Once in high school my buddy Wes and I entered a swing dance competition with 100 or so other couples. "Here's our strategy," he told me. "We're going to dance so wild and so fast that the judges won't have a chance to tap us out." That's what we did, and we ended up evading the judges long enough to win.
Late that night my friends and I drove home like champions, plastic leis tickling our necks as the summer air streamed into my '89 Honda Civic. I remember thinking that there was no better feeling than being 16.

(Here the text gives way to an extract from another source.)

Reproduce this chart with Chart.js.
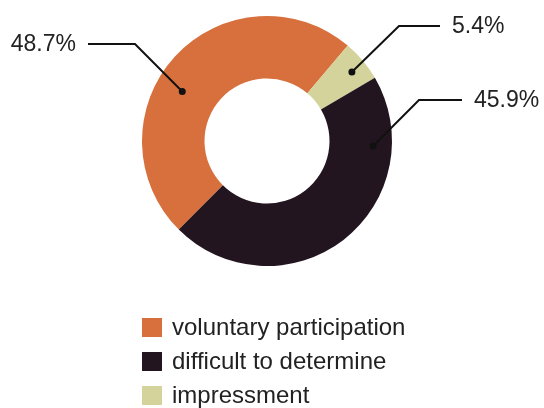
<!DOCTYPE html>
<html>
<head>
<meta charset="utf-8">
<script src="https://cdn.jsdelivr.net/npm/chart.js@4/dist/chart.umd.min.js"></script>
<style>
  html, body { margin: 0; padding: 0; background: #fff; }
  #wrap { position: relative; width: 544px; height: 408px; }
  #legend { position: absolute; left: 142px; top: 310px; font-family: "Liberation Sans", Arial, sans-serif;
            font-size: 24px; color: #222; }
  #legend div { height: 34px; line-height: 34px; display: flex; align-items: center; }
  #legend span.box { display: inline-block; width: 20px; height: 19px; margin-right: 10px; }
</style>
</head>
<body>
<div id="wrap">
  <canvas id="pie" width="544" height="408"></canvas>
  <div id="legend"></div>
</div>
<script>
const labels = ['voluntary participation', 'difficult to determine', 'impressment'];
const values = [48.7, 45.9, 5.4];
const pctText = ['48.7%', '45.9%', '5.4%'];
const colors = ['#d8703d', '#23151f', '#d3d39b'];

// slices go round clockwise as orange, light, dark
const drawOrder = [0, 2, 1];

// where each leader line starts on its slice and where it goes (relative to centre)
const leaders = [
  { t: 0.43, f: 0.57, elbow: [-132, -97], end: [-179, -97], align: 'right' },
  { t: 0.20, f: 0.70, elbow: [152, -41], end: [195, -41], align: 'left' },
  { t: 0.55, f: 0.75, elbow: [132, -115], end: [173, -115], align: 'left' }
];

const leaderPlugin = {
  id: 'leaders',
  afterDraw(chart) {
    const ctx = chart.ctx;
    const meta = chart.getDatasetMeta(0);
    drawOrder.forEach((cat, i) => {
      const arc = meta.data[i];
      const p = arc.getProps(['x', 'y', 'startAngle', 'endAngle', 'innerRadius', 'outerRadius'], true);
      const L = leaders[cat];
      const a = p.startAngle + L.t * (p.endAngle - p.startAngle);
      const r = p.innerRadius + L.f * (p.outerRadius - p.innerRadius);
      const dx = p.x + Math.cos(a) * r, dy = p.y + Math.sin(a) * r;
      const ex = p.x + L.elbow[0], ey = p.y + L.elbow[1];
      const tx = p.x + L.end[0], ty = p.y + L.end[1];
      ctx.save();
      ctx.strokeStyle = '#111';
      ctx.lineWidth = 2;
      ctx.beginPath();
      ctx.moveTo(dx, dy);
      ctx.lineTo(ex, ey);
      ctx.lineTo(tx, ty);
      ctx.stroke();
      ctx.fillStyle = '#111';
      ctx.beginPath();
      ctx.arc(dx, dy, 3.5, 0, Math.PI * 2);
      ctx.fill();
      ctx.font = '23px "Liberation Sans", Arial, sans-serif';
      ctx.fillStyle = '#222';
      ctx.textBaseline = 'middle';
      ctx.textAlign = L.align;
      ctx.fillText(pctText[cat], L.align === 'right' ? tx - 12 : tx + 12, ty + 1);
      ctx.restore();
    });
  }
};

new Chart(document.getElementById('pie'), {
  type: 'doughnut',
  data: {
    labels: drawOrder.map(i => labels[i]),
    datasets: [{
      data: drawOrder.map(i => values[i]),
      backgroundColor: drawOrder.map(i => colors[i]),
      borderWidth: 0
    }]
  },
  options: {
    responsive: false,
    animation: false,
    rotation: 224.9,
    cutout: '50%',
    layout: { padding: { left: 142, right: 152, top: 16, bottom: 142 } },
    plugins: { legend: { display: false }, tooltip: { enabled: false } }
  },
  plugins: [leaderPlugin]
});

const legend = document.getElementById('legend');
labels.forEach((lab, i) => {
  const row = document.createElement('div');
  row.innerHTML = '<span class="box" style="background:' + colors[i] + '"></span>' + lab;
  legend.appendChild(row);
});
</script>
</body>
</html>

And now (just nine years later!), Eric was recently surprised that I was tapping my fingers on the steering wheel in rhythm to a song on the radio. "Oh, cute!" he said. "You're relaxed!" Others regularly ask about my welfare, offering concerned upturned eyebrows and furrowed frowns. Strangers bombard me with "there's never a moment's rest, is there?" or "now, don't you have your hands full?" Last week my physician asked me questions about how stress is affecting my health. I always find these queries strange, at best, and sometimes intrusive. Honestly, I'm not feeling stressed.

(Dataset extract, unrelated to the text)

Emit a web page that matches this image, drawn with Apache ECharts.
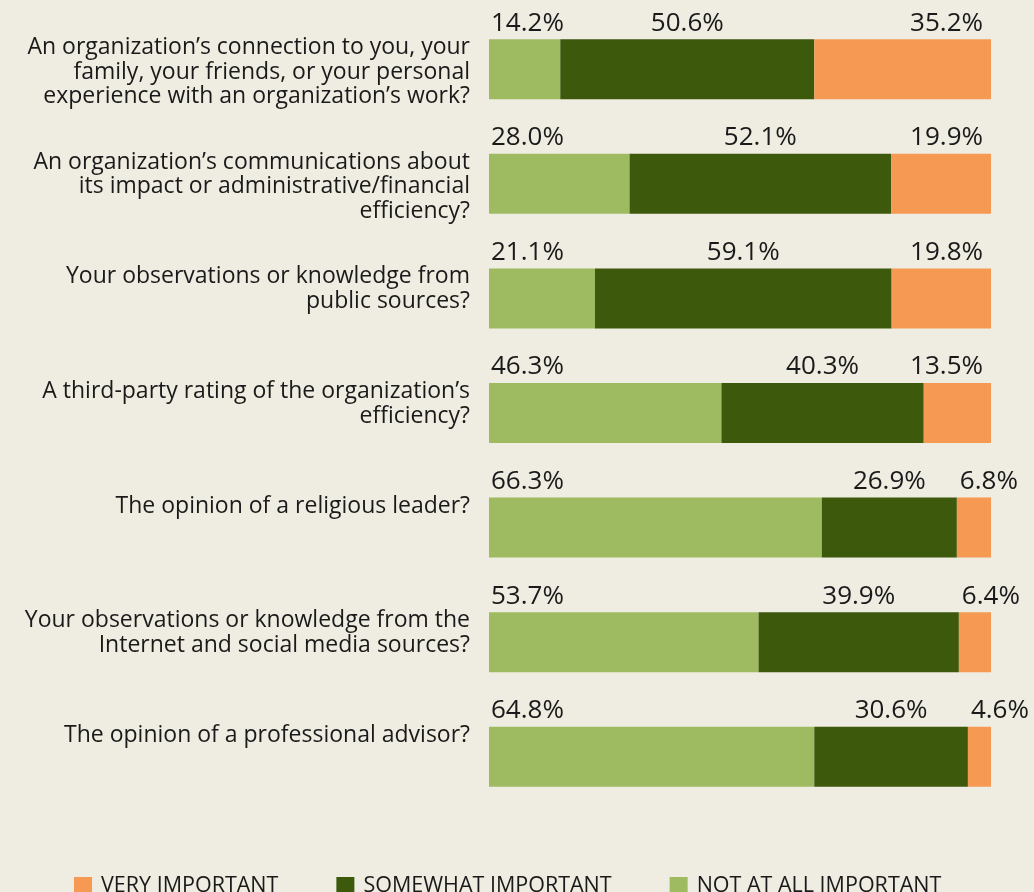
<!DOCTYPE html>
<html>
<head>
<meta charset="utf-8">
<title>Importance of information sources</title>
<script src="https://cdn.jsdelivr.net/npm/echarts@6/dist/echarts.min.js"></script>
<style>
  html, body { margin: 0; padding: 0; background: #efece1; }
  #chart { width: 1034px; height: 892px; }
</style>
</head>
<body>
<div id="chart"></div>
<script>
const questions = [
  'An organization’s connection to you, your\nfamily, your friends, or your personal\nexperience with an organization’s work?',
  'An organization’s communications about\nits impact or administrative/financial\nefficiency?',
  'Your observations or knowledge from\npublic sources?',
  'A third-party rating of the organization’s\nefficiency?',
  'The opinion of a religious leader?',
  'Your observations or knowledge from the\nInternet and social media sources?',
  'The opinion of a professional advisor?'
]

const notAtAll = [14.2, 28.0, 21.1, 46.3, 66.3, 53.7, 64.8]
const somewhat = [50.6, 52.1, 59.1, 40.3, 26.9, 39.9, 30.6]
const veryImportant = [35.2, 19.9, 19.8, 13.5, 6.8, 6.4, 4.6]

const legendNames = ['VERY IMPORTANT', 'SOMEWHAT IMPORTANT', 'NOT AT ALL IMPORTANT']

const labelFont = {
  color: '#1a1a1a',
  fontFamily: 'Open Sans',
  fontSize: 26,
  verticalAlign: 'bottom'
}

const chart = echarts.init(document.getElementById('chart'))

// pad every question to three lines (plus a small spacer on top)
// so the text starts at the bar's top edge
function padLines(text) {
  const lines = text.split('\n')
  while (lines.length < 3) lines.push(' ')
  return ['{s| }'].concat(lines.map((l) => '{t|' + l + '}')).join('\n')
}

chart.setOption({
  backgroundColor: '#efece1',
  animation: false,
  grid: { left: 489, right: 43, top: 12, bottom: 78 },
  xAxis: {
    type: 'value',
    min: 0,
    max: 100,
    show: false
  },
  yAxis: {
    type: 'category',
    inverse: true,
    data: questions,
    axisLine: { show: false },
    axisTick: { show: false },
    axisLabel: {
      margin: 19,
      align: 'right',
      verticalAlign: 'middle',
      formatter: padLines,
      rich: {
        s: { fontSize: 6, lineHeight: 6 },
        t: {
          color: '#1a1a1a',
          fontFamily: 'Open Sans',
          fontSize: 23,
          lineHeight: 24.5
        }
      }
    }
  },
  legend: {
    data: legendNames,
    left: 74,
    top: 875,
    padding: 0,
    icon: 'rect',
    itemWidth: 18,
    itemHeight: 18,
    itemGap: 58,
    textStyle: {
      color: '#1a1a1a',
      fontFamily: 'Open Sans',
      fontSize: 21.5,
      padding: [0, 0, 0, 4]
    }
  },
  series: [
    {
      name: 'NOT AT ALL IMPORTANT',
      type: 'bar',
      stack: 'total',
      barWidth: 60,
      data: notAtAll,
      itemStyle: { color: '#9ebb61' },
      label: {
        show: true,
        ...labelFont,
        position: [2, -3],
        align: 'left',
        formatter: (p) => p.value.toFixed(1) + '%'
      }
    },
    {
      name: 'SOMEWHAT IMPORTANT',
      type: 'bar',
      stack: 'total',
      barWidth: 60,
      data: somewhat,
      itemStyle: { color: '#3d590c' },
      label: {
        show: true,
        ...labelFont,
        position: ['50%', -3],
        align: 'center',
        formatter: (p) => p.value.toFixed(1) + '%'
      }
    },
    {
      name: 'VERY IMPORTANT',
      type: 'bar',
      stack: 'total',
      barWidth: 60,
      // narrow segments get the label at their start, wide ones at the right end
      data: veryImportant.map((v) => ({
        value: v,
        label: v < 10
          ? { position: [3, -3], align: 'left' }
          : { position: ['100%', -3], align: 'right', offset: [-8, 0] }
      })),
      itemStyle: { color: '#f59953' },
      label: {
        show: true,
        ...labelFont,
        formatter: (p) => p.value.toFixed(1) + '%'
      }
    }
  ]
})
</script>
</body>
</html>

Enter Kim. Tonight my perennially carefree (and fun!) sister came over to take Jacob on an aunt date. When they came home, she introduced us to some youtube videos, including several variations of "Hamster Dance Spiderman." We spent the next 45 minutes trying to learn Spidey's smooth moves, and I'll have to admit that I revisited the clips after the kids went to bed (I have to get that lunge twist combo!). The experience tickled my serotonin receptors for sure.
I want to say that I "felt like myself" tonight, yet I always think it strange when people use the phrase. Aren't you always yourself, no matter the mood or stage of life? There are just aspects to the self that are less desirable and that we consider outside of ourselves? Lacan's "mirror stage" enlightens the analysis, as I can imagine an alternative stage in which I (the "real") am wholly (and, paradoxically, also fragmentally) represented through the "mirror" of dance. But I like to (romantically) think of myself as the dance's representation, even though I realize that the "real" encompasses much more.
In short, I've been missing out because I'm too stressed to enjoy life. The Hamster Dance Spiderman helped me learn this. Try it out yourself if you feel like it: Hamster Dance Spiderman.
P.S. Do my thoughts still exist if I don't blog about them?
5 comments:
I'm sure all of your friendly neighbors are put of those inquisitions on your life, stress, etc.. but as I was driving home from lunch bunch, after wonder how you do it, I realized that I am in the same boat - I am about to have my 4th and my oldest will barely be 5. I don't know why it's easier to look at someone else's life and wonder "how they do it" when in reality, we're all basically in the same boat... except I guess the difference is, my husband is home, yours is busy in school and gone a good majority of the time. How do you do it? ;)
That whole Lacan paragraph reminded me that you are one of the smartest people I know. Wow. I used to know stuff like that before I had kids, and you've somehow managed to retain it.
This whole post captures a universal issue of the busy mother. We can be happy, we can find motherhood joyous and fulfilling, we can believe it is the most important work of our lives, but there are moments where we all think, what happened to the old me? The one who knew all of those U-2 lyrics and enjoyed the occasional mosh pit? Or something like that.
Isn't Kim just SO much fun!! I need her in my life!
PS... of course your thoughts exist without blogging about them, but the real question is how long will they last? If not writen we tend to forget, no?
Holla!
Not to dwell entirely on the negative with my reply, Amy, but in reference to people (quasi-rudely) vocalizing your stressful moments, my least favorite 'constructive' comment is when Maddie is being a bit unruly, maybe crying loudly, and just attempting in general to disobey the human being's natural tendency to walk in a straight line, and some AWESOME person says, as sweetly and lovingly as they can, (something along the lines of) "Oh, you just wait till she's 2/3/15/18. She's gonna really make you crazy/turn into a different person/break your heart", to which I am usually COMPELLED, albeit reserved, to lovingly sneer something like, "Well, just you wait till you're 70/86/91. Your bladder will turn against you/bones will be as fragile as glass/body will fall apart around you". But if I responded with something of that nature, and lowered my standards of acceptable communication with complete strangers in a half-brained attempt to save my inflated ego a smidgen of embarrassment, I would be "letting the Terrorists win", or something like that.
But it does bug me a bit when such people lay their 'curse' on my family in such a way. I honestly must say that I never think of you as stressed or anything of the sort. In fact, when I think of you, I picture the night our whole family was playing that 'acting out scenes' game in MD, James "getting ON the airplane" to SLC, and your subsequent hysteria.
My apologies to anyone reading this reply who happens to be 70, 86, or 91. Hang in there, you look great!